The finale with Kevin McCarthy on the highway ignored by motorists in Invasion of the Body Snatchers (1956)
The finale with Kevin McCarthy on the highway ignored by motorists trying to warn “They’re coming”

The fears that emerge here on film seemed caught between both ends – the fear of something cold and emotionless without and the fear of something that was total anathema to the ideal of Good Housekeeping emerging from beneath the mask of rigidly enforced normalcy. To say that Invasion of the Body Snatchers is an outright allegory about Communism is to be overly literal, rather it seems more like a film about dark opaque things that threaten a placid surface of a mythic ideal of normalcy.

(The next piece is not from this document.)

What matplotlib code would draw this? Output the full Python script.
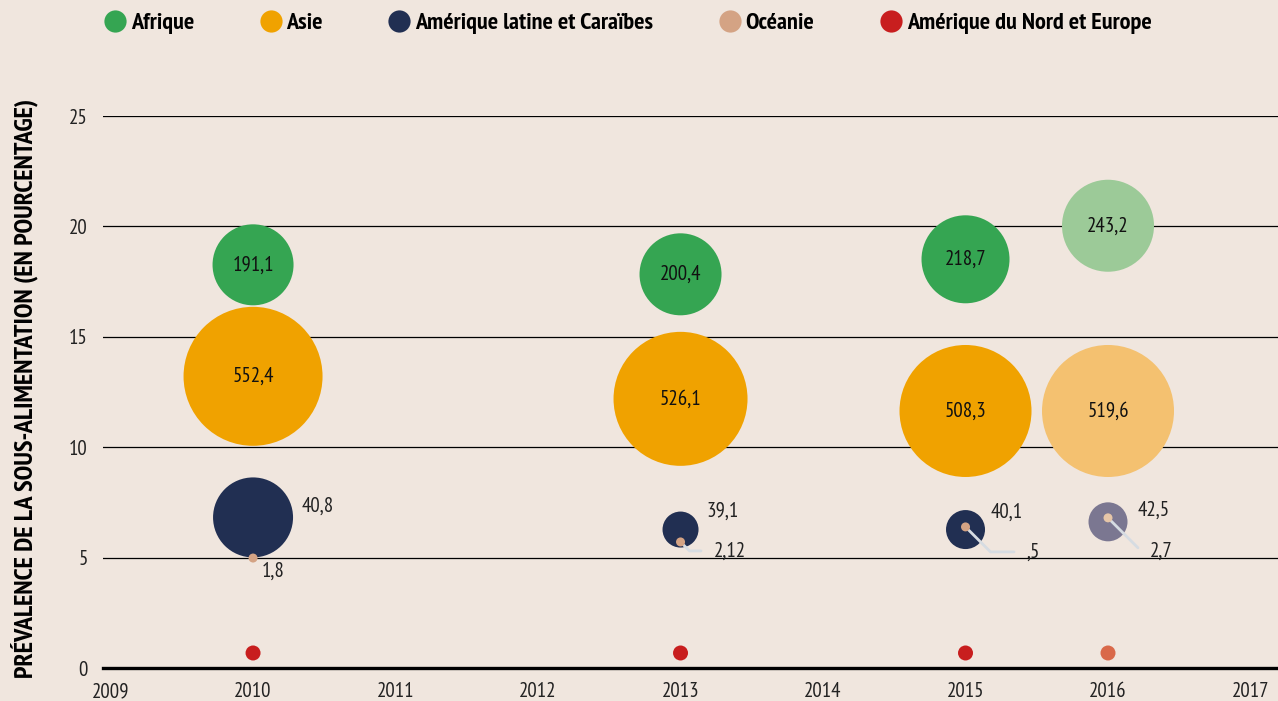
import matplotlib
matplotlib.use("Agg")
import matplotlib.pyplot as plt
from matplotlib import font_manager
from matplotlib.lines import Line2D

# pick a narrow sans (with a bold face) if one is installed, else plain DejaVu at smaller sizes
fonts = font_manager.fontManager.ttflist
def is_narrow(f):
    return 'Narrow' in f.name or 'Condensed' in f.name
def is_bold(f):
    return str(f.weight) in ('700', 'bold', '800', '900', 'heavy', 'black', 'extra bold')
narrow_bold = sorted({f.name for f in fonts if is_narrow(f) and is_bold(f)}, key=len)
narrow = sorted({f.name for f in fonts if is_narrow(f)}, key=len)
if narrow_bold:
    FONT, K = narrow_bold[0], 1.0
elif narrow:
    FONT, K = narrow[0], 1.0
else:
    FONT, K = 'DejaVu Sans', 0.8
plt.rcParams['font.family'] = [FONT, 'DejaVu Sans']

# data
years = [2010, 2013, 2015, 2016]
regions = ["Afrique", "Asie", "Amérique latine et Caraïbes", "Océanie", "Amérique du Nord et Europe"]
afrique = [18.26, 17.83, 18.51, 20.03]
asie = [13.21, 12.19, 11.64, 11.64]
amlat = [6.82, 6.27, 6.27, 6.62]
oceanie = [4.98, 5.71, 6.39, 6.80]
nord_europe = [0.68, 0.68, 0.68, 0.68]
afrique_lbl = ["191,1", "200,4", "218,7", "243,2"]
asie_lbl = ["552,4", "526,1", "508,3", "519,6"]
amlat_lbl = ["40,8", "39,1", "40,1", "42,5"]
oceanie_lbl = ["1,8", "2,12", ",5", "2,7"]

# styles
BG = "#f0e6de"
green, green_l = "#35a552", "#9cca98"
orange, orange_l = "#f0a200", "#f4c170"
navy, navy_l = "#212f52", "#7b7791"
ocea, ocea_l = "#d4a384", "#e6c6a8"
red, red_l = "#c81e1e", "#d9694a"
leader = "#d6dce2"

# bubble radii in pixels (dpi=100)
r_afr = [40.5, 41, 44, 46]
r_asi = [69.5, 67, 66, 66]
r_lat = [40, 18, 19.5, 19.5]
r_oce = [4.5, 4.5, 4.5, 4.5]
r_ne = [7.5, 7.5, 7.5, 7.5]

def s_of(r):
    return [(2 * v * 0.72) ** 2 for v in r]

fig = plt.figure(figsize=(12.78, 7.01), dpi=100, facecolor=BG)
ax = fig.add_axes([103/1278, 33/701, 1 - 103/1278, (668-116)/701])
ax.set_facecolor(BG)

ax.set_xlim(2008.947, 2017.193)
ax.set_ylim(0, 25)
ax.set_xticks(range(2009, 2018))
ax.set_yticks([0, 5, 10, 15, 20, 25])
ax.tick_params(axis='both', length=0, labelsize=15 * K, colors='#222222')
ax.tick_params(axis='x', pad=10)
ax.tick_params(axis='y', pad=11)
for sp in ['top', 'right', 'left']:
    ax.spines[sp].set_visible(False)
ax.spines['bottom'].set_linewidth(2.4)
ax.spines['bottom'].set_color('black')
ax.yaxis.grid(True, color='black', lw=0.9)
ax.set_axisbelow(True)

ax.scatter(years, afrique, s=s_of(r_afr), c=[green, green, green, green_l], lw=0, zorder=3, clip_on=False)
ax.scatter(years, asie, s=s_of(r_asi), c=[orange, orange, orange, orange_l], lw=0, zorder=3, clip_on=False)
ax.scatter(years, amlat, s=s_of(r_lat), c=[navy, navy, navy, navy_l], lw=0, zorder=3)
ax.scatter(years, oceanie, s=s_of(r_oce), c=[ocea, ocea, ocea, ocea_l], lw=0, zorder=5)
ax.scatter(years, nord_europe, s=s_of(r_ne), c=[red, red, red, red_l], lw=0, zorder=3, clip_on=False)

LBL = 15 * K
for x, y, t in zip(years, afrique, afrique_lbl):
    ax.text(x, y, t, ha='center', va='center', fontsize=LBL, color='#111111', zorder=6)
for x, y, t in zip(years, asie, asie_lbl):
    ax.text(x, y, t, ha='center', va='center', fontsize=LBL, color='#111111', zorder=6)

lat_off = [(49, 11.5), (26, 18.5), (25, 17.5), (30, 12)]
for x, y, t, (dx, dy) in zip(years, amlat, amlat_lbl, lat_off):
    ax.annotate(t, (x, y), xytext=(dx * 0.72, dy * 0.72), textcoords='offset points',
                ha='left', va='center', fontsize=LBL, color='#222222')

oce_off = [(9, -13), (33, -9), (61, -25), (42, -33)]
oce_leader = [False, True, True, True]
for x, y, t, (dx, dy), ld in zip(years, oceanie, oceanie_lbl, oce_off, oce_leader):
    ap = None
    if ld:
        ap = dict(arrowstyle='-', color=leader, lw=2, relpos=(0, 0.5), shrinkA=7, shrinkB=0,
                  connectionstyle='angle,angleA=180,angleB=-45,rad=0')
    ax.annotate(t, (x, y), xytext=(dx * 0.72, dy * 0.72), textcoords='offset points',
                ha='left', va='center', fontsize=LBL, color='#222222', arrowprops=ap, zorder=4)

ax.set_ylabel("PRÉVALENCE DE LA SOUS-ALIMENTATION (EN POURCENTAGE)", fontsize=11.3 if K < 0.9 else 19,
              fontweight='bold', color='black')
ax.yaxis.set_label_coords(-(103 - 38) / 1175, (668 - 388) / 552)

handles = [Line2D([], [], ls='none', marker='o', markersize=16, markeredgewidth=0, color=c)
           for c in [green, orange, navy, ocea, red]]
LEG = 12 if K < 0.9 else 17.5
fig.legend(handles, regions, loc='center left', bbox_to_anchor=(101/1278, 1 - 23/701),
           ncol=5, frameon=False, borderpad=0, borderaxespad=0, handlelength=20 / LEG,
           handletextpad=1.5 / LEG, columnspacing=45 / LEG,
           prop=dict(family=[FONT, 'DejaVu Sans'], weight='bold', size=LEG))

fig.savefig("out.png", dpi=100, facecolor=BG)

Director Donald Siegel had made a career out of career out of snub-nosed crime thrillers – indeed, he made many of these in the film noir era of the 1940s and 50s. His two other forays into genre territory were the original Dirty Harry (1971), a psycho-thriller that made frequent Siegel collaborator Clint Eastwood’s name, and the lesser-known Eastwood vehicle The Beguiled (1971), a great Southern Gothic melodrama. Siegel also made an appearance as a bartender in Eastwood’s psycho-thriller Play Misty for Me (1971).

There were three remakes:– Invasion of the Body Snatchers (1978) and Body Snatchers (1993), which are both excellent films, and the highly disappointing The Invasion (2007). The versatility of the central idea of the Jack Finney story is such that the basic premise can be adapted to the social times that each film was made. Siegel’s Invasion of the Body Snatchers could never have been made at a later time, it is too much rooted in the sense of a small cosy American town being alienated. In the 1978 version, Philip Kaufman instead used the pods as a metaphor for urban alienation, while in the 1993 version Abel Ferrara used them to stand in for a shadowy nebulous force that was corrupting society, and the 2007 version made muddled attempts to give it a contemporary spin. Kevin McCarthy also makes a witty cameo, still clutching a pod and in black-and-white, in Joe Dante’s Looney Tunes: Back in Action (2003), as well as the 1978 remake.